Instruction: Go through the material and pull out every line with the string "Convert" in it.

Task inputs:
** begin **

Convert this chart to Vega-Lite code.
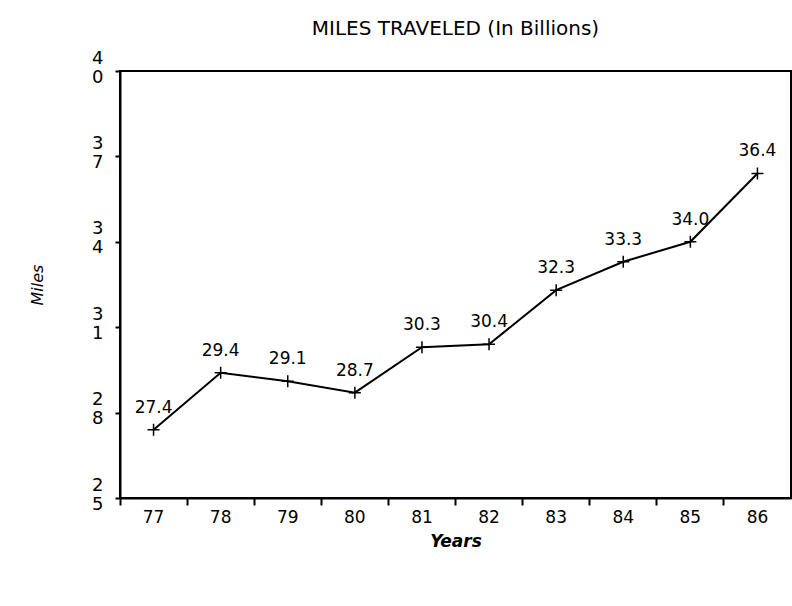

** end **
** begin **

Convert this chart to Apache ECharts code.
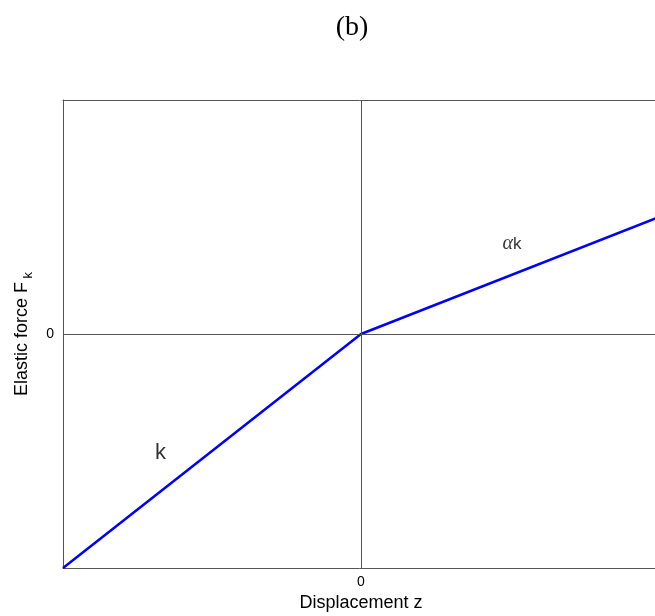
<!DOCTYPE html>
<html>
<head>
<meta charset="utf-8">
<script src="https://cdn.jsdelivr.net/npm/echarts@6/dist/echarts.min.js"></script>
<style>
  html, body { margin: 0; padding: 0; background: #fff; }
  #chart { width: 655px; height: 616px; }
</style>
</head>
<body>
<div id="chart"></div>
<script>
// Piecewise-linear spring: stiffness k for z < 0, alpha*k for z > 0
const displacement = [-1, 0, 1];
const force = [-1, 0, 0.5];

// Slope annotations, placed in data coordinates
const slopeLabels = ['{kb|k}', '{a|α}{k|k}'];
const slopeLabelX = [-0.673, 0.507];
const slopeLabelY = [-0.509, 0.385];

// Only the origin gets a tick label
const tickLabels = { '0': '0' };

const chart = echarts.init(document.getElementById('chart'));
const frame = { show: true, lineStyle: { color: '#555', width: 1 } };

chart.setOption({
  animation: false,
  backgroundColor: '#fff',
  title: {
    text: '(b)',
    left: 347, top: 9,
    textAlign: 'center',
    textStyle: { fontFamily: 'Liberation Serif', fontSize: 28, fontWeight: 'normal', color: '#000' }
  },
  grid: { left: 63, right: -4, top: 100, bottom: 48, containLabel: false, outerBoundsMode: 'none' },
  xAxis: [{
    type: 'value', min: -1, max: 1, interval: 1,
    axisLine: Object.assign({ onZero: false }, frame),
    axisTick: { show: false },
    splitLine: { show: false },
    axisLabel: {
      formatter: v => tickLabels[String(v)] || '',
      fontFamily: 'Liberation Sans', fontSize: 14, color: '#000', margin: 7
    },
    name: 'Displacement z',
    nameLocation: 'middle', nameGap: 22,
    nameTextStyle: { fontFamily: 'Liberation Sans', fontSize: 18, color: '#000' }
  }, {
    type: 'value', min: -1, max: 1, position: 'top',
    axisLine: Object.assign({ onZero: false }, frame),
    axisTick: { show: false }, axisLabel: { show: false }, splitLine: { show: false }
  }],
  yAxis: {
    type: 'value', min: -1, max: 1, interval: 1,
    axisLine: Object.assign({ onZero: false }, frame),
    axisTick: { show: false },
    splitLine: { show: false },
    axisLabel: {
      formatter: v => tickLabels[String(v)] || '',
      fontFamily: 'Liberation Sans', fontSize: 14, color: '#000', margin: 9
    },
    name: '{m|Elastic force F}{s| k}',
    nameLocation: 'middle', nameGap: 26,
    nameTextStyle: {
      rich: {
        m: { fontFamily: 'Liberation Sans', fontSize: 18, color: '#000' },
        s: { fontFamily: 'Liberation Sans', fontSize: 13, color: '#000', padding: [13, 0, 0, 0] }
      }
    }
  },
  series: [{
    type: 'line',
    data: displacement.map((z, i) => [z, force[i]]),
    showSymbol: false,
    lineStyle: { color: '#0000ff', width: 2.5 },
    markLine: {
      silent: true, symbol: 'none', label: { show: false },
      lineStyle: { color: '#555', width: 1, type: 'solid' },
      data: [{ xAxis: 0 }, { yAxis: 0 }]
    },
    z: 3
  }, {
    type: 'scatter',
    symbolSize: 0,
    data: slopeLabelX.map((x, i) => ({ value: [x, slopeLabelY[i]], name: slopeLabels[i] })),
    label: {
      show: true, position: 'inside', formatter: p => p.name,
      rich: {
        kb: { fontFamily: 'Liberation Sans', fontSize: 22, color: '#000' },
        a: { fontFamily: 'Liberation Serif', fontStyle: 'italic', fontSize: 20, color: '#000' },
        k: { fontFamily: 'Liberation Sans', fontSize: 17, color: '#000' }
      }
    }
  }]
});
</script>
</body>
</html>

** end **
** begin **

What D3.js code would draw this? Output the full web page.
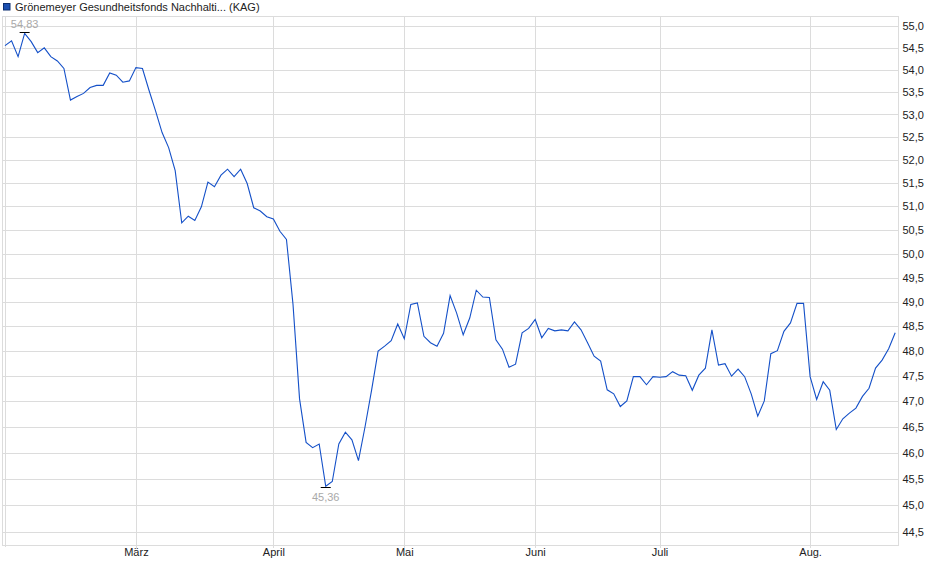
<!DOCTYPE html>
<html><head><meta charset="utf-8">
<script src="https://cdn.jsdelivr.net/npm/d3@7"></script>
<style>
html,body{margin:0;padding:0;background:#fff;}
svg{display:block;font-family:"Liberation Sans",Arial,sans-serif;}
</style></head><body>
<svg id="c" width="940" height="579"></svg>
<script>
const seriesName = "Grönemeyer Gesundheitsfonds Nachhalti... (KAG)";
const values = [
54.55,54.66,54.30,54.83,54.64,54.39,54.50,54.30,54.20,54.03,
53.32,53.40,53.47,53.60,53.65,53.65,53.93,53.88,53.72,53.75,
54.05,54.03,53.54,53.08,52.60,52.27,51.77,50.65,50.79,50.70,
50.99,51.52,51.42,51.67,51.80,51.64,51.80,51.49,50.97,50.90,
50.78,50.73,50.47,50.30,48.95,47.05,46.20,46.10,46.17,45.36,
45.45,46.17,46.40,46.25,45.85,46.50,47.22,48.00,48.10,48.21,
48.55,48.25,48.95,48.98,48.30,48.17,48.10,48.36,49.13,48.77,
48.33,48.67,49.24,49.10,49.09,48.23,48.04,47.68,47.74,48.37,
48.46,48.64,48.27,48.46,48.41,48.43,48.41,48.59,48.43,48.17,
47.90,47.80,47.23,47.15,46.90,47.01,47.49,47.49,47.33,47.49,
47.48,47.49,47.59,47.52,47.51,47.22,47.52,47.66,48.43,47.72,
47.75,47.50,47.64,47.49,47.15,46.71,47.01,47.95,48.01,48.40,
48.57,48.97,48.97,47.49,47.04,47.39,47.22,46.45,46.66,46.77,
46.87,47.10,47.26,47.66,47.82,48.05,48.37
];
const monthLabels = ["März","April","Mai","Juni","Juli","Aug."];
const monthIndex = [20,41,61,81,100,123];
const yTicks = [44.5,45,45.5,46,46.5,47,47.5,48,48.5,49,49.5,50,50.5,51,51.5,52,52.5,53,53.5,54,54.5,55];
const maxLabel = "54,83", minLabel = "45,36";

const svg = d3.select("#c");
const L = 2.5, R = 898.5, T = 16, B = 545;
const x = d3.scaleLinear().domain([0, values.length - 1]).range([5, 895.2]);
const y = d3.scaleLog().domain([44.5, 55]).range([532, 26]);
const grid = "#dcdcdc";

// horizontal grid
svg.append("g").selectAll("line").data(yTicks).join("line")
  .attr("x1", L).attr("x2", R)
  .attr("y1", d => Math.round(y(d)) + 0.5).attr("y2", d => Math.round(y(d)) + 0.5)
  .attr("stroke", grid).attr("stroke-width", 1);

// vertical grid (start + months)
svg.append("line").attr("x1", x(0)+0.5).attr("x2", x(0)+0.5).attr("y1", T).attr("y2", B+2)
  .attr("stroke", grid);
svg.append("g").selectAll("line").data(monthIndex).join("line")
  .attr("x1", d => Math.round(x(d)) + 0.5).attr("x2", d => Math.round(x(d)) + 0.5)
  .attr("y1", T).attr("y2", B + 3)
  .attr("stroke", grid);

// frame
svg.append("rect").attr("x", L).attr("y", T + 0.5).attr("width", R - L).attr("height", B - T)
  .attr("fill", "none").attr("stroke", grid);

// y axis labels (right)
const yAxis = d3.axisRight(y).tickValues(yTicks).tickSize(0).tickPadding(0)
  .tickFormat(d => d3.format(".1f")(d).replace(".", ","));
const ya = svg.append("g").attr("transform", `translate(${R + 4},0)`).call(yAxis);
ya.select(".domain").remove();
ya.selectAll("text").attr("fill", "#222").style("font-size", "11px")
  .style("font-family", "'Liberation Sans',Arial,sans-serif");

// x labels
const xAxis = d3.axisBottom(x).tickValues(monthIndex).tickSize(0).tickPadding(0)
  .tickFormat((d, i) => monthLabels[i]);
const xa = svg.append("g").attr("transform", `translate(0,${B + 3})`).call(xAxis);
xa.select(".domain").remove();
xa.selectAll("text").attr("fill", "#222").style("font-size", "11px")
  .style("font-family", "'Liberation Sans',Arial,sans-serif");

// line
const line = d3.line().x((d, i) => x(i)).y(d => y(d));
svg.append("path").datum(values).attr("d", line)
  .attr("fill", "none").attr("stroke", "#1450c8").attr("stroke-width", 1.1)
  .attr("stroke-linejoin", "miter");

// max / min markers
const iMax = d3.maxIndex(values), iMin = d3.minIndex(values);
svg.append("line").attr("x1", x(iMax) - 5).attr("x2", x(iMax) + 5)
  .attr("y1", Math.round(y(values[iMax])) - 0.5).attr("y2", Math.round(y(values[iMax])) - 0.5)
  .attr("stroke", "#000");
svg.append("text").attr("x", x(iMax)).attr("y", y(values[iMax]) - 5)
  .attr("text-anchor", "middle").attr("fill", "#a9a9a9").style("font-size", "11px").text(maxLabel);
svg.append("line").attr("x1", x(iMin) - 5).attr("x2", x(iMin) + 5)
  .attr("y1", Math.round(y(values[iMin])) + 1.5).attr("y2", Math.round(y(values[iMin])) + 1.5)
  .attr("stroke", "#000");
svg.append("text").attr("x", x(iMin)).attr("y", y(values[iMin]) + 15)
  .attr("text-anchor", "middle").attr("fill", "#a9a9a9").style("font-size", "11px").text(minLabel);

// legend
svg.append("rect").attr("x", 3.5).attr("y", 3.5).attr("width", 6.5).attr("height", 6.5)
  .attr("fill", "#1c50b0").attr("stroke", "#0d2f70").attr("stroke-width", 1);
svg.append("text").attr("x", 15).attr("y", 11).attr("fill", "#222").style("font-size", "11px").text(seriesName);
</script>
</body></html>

** end **

Solution for this exercise:
Convert this chart to Vega-Lite code.
Convert this chart to Apache ECharts code.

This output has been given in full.